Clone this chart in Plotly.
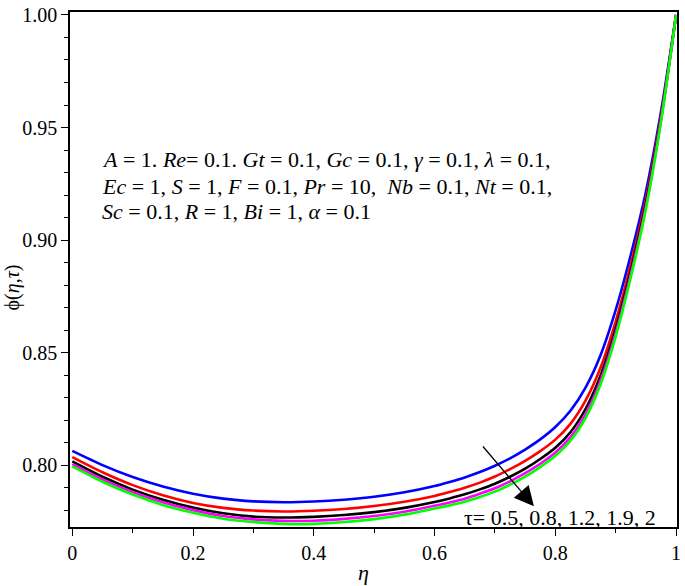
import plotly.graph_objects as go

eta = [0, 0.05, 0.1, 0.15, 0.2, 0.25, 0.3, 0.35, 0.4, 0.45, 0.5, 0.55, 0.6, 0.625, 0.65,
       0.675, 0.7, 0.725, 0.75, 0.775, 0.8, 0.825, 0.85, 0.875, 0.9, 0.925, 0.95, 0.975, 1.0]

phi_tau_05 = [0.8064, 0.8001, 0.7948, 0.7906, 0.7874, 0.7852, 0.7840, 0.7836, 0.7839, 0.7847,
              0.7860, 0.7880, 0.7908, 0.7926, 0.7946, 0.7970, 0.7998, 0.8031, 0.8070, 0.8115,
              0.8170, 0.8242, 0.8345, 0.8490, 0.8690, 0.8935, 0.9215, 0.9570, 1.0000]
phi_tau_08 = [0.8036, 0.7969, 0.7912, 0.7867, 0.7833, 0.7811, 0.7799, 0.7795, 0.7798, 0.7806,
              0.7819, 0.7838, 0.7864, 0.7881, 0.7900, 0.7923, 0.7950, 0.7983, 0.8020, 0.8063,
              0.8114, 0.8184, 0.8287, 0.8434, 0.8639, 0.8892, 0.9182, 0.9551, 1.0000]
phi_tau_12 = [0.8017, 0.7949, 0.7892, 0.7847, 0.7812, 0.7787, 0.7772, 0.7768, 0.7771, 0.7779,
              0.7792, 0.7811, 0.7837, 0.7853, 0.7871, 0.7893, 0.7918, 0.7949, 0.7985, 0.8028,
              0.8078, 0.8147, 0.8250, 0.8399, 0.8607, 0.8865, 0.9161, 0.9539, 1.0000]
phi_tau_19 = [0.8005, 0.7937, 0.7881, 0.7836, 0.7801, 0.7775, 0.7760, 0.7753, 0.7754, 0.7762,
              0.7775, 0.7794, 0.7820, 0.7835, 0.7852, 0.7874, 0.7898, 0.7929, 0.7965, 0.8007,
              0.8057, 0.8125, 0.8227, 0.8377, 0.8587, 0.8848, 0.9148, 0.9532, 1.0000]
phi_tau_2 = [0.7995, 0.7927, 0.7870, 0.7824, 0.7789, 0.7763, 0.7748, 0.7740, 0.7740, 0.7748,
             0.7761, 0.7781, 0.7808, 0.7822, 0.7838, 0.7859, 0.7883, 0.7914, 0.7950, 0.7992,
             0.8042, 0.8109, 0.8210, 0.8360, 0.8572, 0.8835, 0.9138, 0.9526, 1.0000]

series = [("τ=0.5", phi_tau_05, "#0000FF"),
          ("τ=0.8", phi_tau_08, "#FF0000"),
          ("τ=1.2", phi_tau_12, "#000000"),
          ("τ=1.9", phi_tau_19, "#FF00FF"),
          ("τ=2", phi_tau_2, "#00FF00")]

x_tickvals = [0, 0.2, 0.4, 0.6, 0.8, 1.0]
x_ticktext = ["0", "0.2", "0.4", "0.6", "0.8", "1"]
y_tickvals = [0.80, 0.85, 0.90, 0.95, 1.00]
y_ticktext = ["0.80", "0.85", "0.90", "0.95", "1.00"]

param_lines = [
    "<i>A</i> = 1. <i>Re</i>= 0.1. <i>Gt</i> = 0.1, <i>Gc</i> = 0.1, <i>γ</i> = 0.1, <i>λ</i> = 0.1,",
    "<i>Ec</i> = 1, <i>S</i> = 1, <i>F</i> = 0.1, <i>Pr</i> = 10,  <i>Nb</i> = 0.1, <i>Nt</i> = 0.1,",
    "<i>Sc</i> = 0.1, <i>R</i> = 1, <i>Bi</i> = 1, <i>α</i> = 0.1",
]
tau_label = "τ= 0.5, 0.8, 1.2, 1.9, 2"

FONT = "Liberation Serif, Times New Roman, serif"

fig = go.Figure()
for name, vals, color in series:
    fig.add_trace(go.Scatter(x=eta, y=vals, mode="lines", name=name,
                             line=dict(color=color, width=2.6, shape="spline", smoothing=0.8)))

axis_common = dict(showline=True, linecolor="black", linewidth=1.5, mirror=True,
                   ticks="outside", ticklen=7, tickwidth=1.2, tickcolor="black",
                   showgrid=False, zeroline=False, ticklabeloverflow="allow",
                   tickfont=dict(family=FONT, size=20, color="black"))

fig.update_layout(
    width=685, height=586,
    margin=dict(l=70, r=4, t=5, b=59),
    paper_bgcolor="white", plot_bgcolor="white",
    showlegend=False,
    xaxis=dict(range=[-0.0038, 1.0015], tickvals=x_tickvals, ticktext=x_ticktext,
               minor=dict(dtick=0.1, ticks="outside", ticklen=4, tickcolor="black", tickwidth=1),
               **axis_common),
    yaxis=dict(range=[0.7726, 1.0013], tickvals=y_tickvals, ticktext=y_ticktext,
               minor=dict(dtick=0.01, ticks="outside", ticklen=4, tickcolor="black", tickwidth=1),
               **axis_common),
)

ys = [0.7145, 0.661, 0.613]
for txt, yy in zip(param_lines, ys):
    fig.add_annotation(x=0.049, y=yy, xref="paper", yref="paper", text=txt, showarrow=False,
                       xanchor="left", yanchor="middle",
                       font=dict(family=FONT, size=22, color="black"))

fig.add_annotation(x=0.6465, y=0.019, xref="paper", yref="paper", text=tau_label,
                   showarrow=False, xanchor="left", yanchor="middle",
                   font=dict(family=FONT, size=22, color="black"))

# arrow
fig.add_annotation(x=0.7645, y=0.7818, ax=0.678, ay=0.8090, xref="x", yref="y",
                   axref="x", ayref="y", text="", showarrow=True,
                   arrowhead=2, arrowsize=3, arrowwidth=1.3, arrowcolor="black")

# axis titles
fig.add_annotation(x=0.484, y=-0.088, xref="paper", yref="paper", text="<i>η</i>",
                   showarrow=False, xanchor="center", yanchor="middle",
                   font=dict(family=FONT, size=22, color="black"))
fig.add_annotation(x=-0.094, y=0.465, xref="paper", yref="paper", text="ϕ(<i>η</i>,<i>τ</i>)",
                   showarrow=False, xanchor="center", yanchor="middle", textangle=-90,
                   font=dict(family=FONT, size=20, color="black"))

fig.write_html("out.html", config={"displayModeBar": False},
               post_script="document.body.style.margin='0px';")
--------------------------------
### Exercise objective
The lines from the start of the data through the line that contains "0.95, 0.975, 1.0]" are to be returned exactly, please, with both ends included and every picture left out.

### In response
Clone this chart in Plotly.
import plotly.graph_objects as go

eta = [0, 0.05, 0.1, 0.15, 0.2, 0.25, 0.3, 0.35, 0.4, 0.45, 0.5, 0.55, 0.6, 0.625, 0.65,
       0.675, 0.7, 0.725, 0.75, 0.775, 0.8, 0.825, 0.85, 0.875, 0.9, 0.925, 0.95, 0.975, 1.0]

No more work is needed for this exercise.